La Pôle républicain est une formation politique de type nouveau. Il est un rassemblement qui se forme et qui se structure en marchant. Au mois de juin, il aura un candidat dans chaque circonscription législative de France métropolitaine et d'Outre-Mer. Il est encore trop tôt pour désigner les personnes ; les évolutions se poursuivent. Car, au Pôle républicain, chacun vient avec son histoire politique personnelle, mais tous se dirigent vers un but : relever la France avec la République.
Le Pôle républicain s'implante partout dans le pays. Il est important que s'ouvrent des locaux comme celui-ci. Il faut que chacun puisse savoir où s'adresser quand il veut parler avec de véritables républicains.
En effet, il nous reste sept semaines pour éviter à la France un nouveau quinquennat de Jacques Chirac ou de Lionel Jospin. En dehors de leurs discours à l'eau tiède ou de leurs promesses mirobolantes, nous savons que leur intention est la même : dissoudre la République dans une constitution européenne. Ne croyons pas que l'échéance est lointaine. Elle est pour 2004, dans deux ans à peine. N'oublions pas aussi que les accords de Matignon prévoient pour cette date le statut d'une Corse de fait en marche vers un séparatisme ethnique.
Toute la substance de la France est menacée. Le pays est désarmé. Les Américains ne nous cachent même plus leur indifférence, quand ce n'est pas leur mépris. Notre diplomatie est impuissante. L'Ecole a perdu ses repères et devient trop souvent un lieu de violence. Les services publics sont mis à l'encan. Notre protection sociale est menacée d'être donnée aux compagnies privées d'assurances, celles qui ont mis tant de temps à commencer à indemniser les " sans fenêtres " de Toulouse. Bref, la spirale qui nous contraint se resserre de plus en plus.
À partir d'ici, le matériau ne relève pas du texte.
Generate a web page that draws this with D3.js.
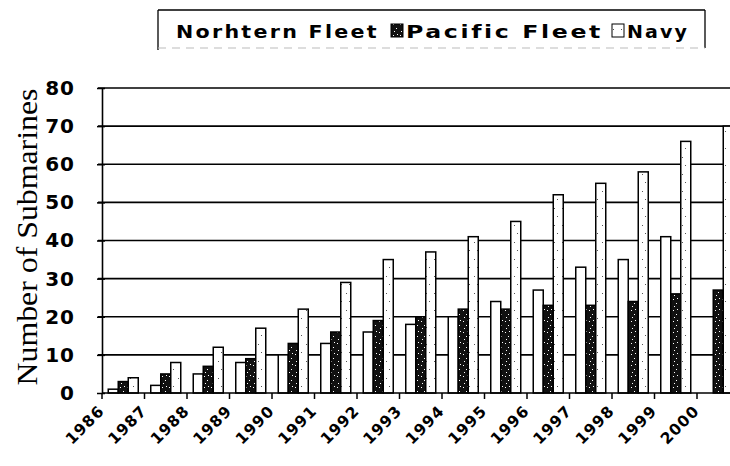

Mais, nous avons la possibilité d'en sortir. Nous avons avec Jean-Pierre Chevènement un candidat fiable et crédible. Il nous a proposé à Vincennes dès le 9 septembre dernier dix grandes orientations. Elles sont réalistes. Elles permettront de redresser le cap. Jean-Pierre Chevènement peut l'emporter, à nous de faire les efforts nécessaires pour convaincre.